My two-year-old is throwing a tantrum, the screeching and crying is grating. I have no idea what it is about…I don’t think she knows either at this point. My four-year-old is riding the loudest riding toy ever in circles around the dining room table, I have given up asking him to stop, he’s not listening. I was supposed to have this morning to get my to-dos done, they were supposed to be in school…but then the school called to tell me they thought my daughter had pink eye, so back I went and although it was a false alarm, here we are at home.
I want to walk out the door, I want to run away. It’s been one thing after the other with the kids this past week (Impetigo, colds, a visit to the ER after a tumble down the steps, bed wetting, bad dreams, etc.) and nothing has gone according to plan. I am about to break.
I can feel it throughout my whole body – this moment alone seems so small – but it’s all the moments combined.
I can’t break. I can’t leave. I don’t want to leave them, they are my everything, but I just need a moment. One moment. I need to breathe.
I step outside and close the front door. My kids immediately stop what they are doing and come to the door. I can hear my daughter crying on the other side and my son asking what I’m doing. This isn’t the moment I needed.
I come back inside. My son is asking for the iPad, my daughter is crying again – she wants a sandwich “right now”. I feel like I can’t catch my breath, it’s hard to pull air in each time. I make the sandwich and re-direct my son away from wanting the iPad. My heart is still pounding. I still need that moment.
I look at the Christmas boxes stacked on my bonus son’s bed. I need to move them, but where? This was where I moved them to get them out of the way. After two months of him not being here (yes, we are supposed to have him every other weekend, but that’s a whole other discussion) he is finally coming this weekend. I’m not prepared. I am happy he’s coming, his siblings are overly excited, but this is why there is a schedule so we can plan and prepare. The overwhelm washes over me, I feel like I’m drowning. I have no idea where to begin and now my son is asking for lunch.

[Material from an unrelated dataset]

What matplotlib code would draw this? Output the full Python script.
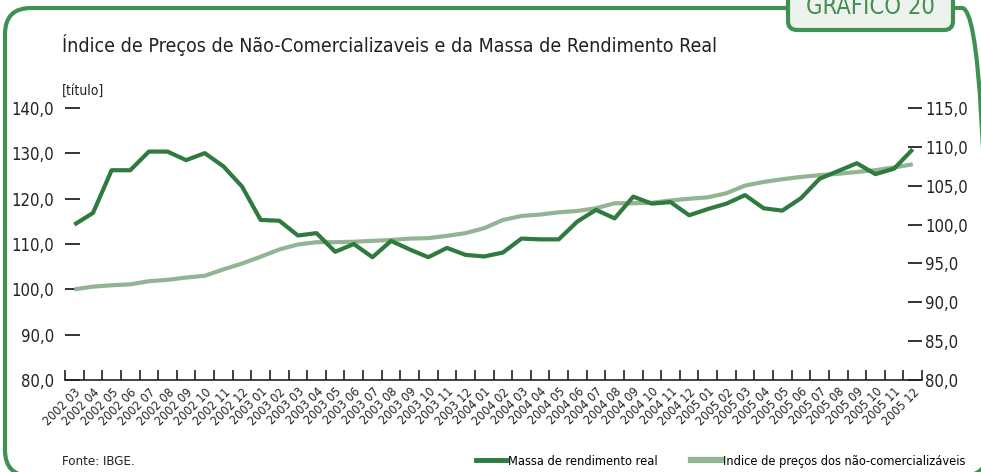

I make macaroni and cheese. My stomach is grumbling and I realize it’s just past noon and I haven’t eaten today. It will have to wait though, I need to clean up their lunch once they are done and get them down for naps. I hope today is a nap day for my four-year-old, he’s in the process of dropping his nap and “quiet time” hasn’t really been working out, so I pray silently in my head that today is one of the days where he naps for at least an hour. I still need that moment.
They are both eating now and move closer to each other. They are the closest friends. I turn on Disney Jr. – Mickey’s Once Upon a Christmas is playing. They excitedly point and talk about Mickey while finishing lunch. Something inside of me lightens. I take a few bites of leftover mac and sit down with them – my son gets up, walks to my side gives me a hug and says “I love you mama”. Then he takes his bowl into the kitchen.
My daughter quietly finishes her lunch, then comes to sit next to me. She snuggles up against me and says “I’m sorry mama”.
They both curl up next to me. I tell them when the show is over we need to go upstairs. I brace for the argument…but they both simply nod and snuggle closer.
Everything melts away, I can breathe easily now, this is the moment I needed.
“I poop mama.”
…and the moment has passed.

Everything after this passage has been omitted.